The community has responded. Tyler Perry, Gabrielle Union and Dwyane Wade, and Will Smith and Jada Pinkett Smith, have bought out three nights of performances. The show’s producers RuPaul and Lena Waithe also hosted performances. It’s unclear if this will be enough to save the show, but stranger things have happened. After all, Cooper never expected Ain't No Mo' to be produced at all.

For Cooper, whenever he begins to doubt himself, he goes back to his favorite writer: Stephen Sondheim and the song “Move On,” the closing number from Sunday in the Park With George—particularly the line, “Anything you do, let it come from you, then it will be new. Give us more to see.”

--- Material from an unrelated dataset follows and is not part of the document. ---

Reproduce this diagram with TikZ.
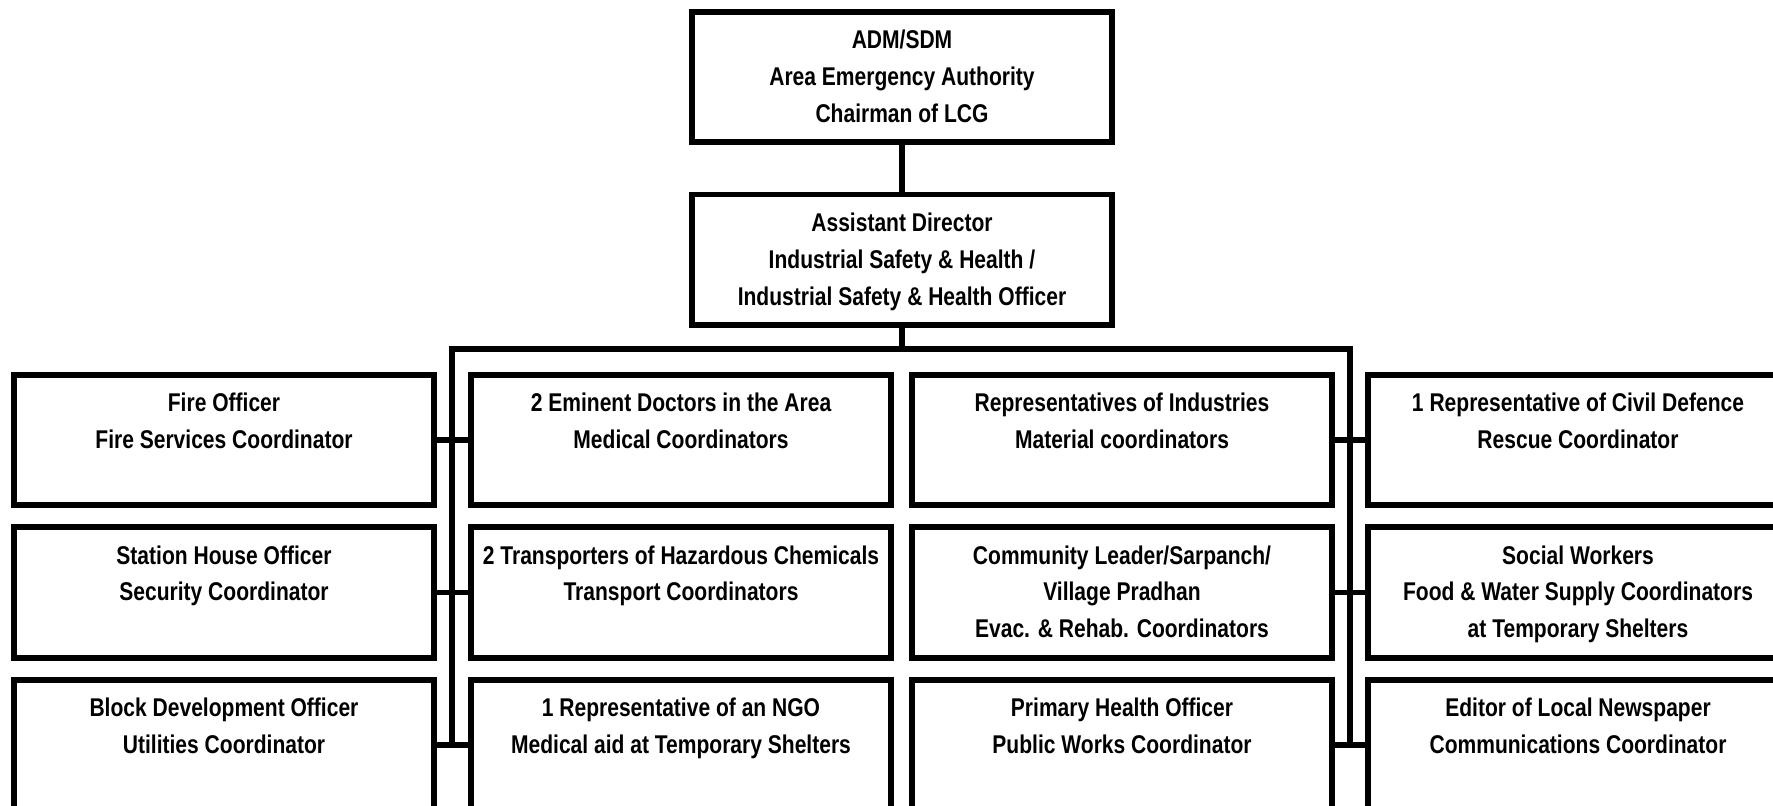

“There's been so many times where I feel stuck,” he admits. “Or I feel like people don't understand the work, or people don't understand the show. And then I just have to realize, I didn't write it for everybody. I wrote it for myself in the beginning and then thankfully other people just came and sat at the table with me.” For Cooper, when he listens to that Sondheim song, “It always grounds me and reminds me: Literally, my existence is just to create and move forward.”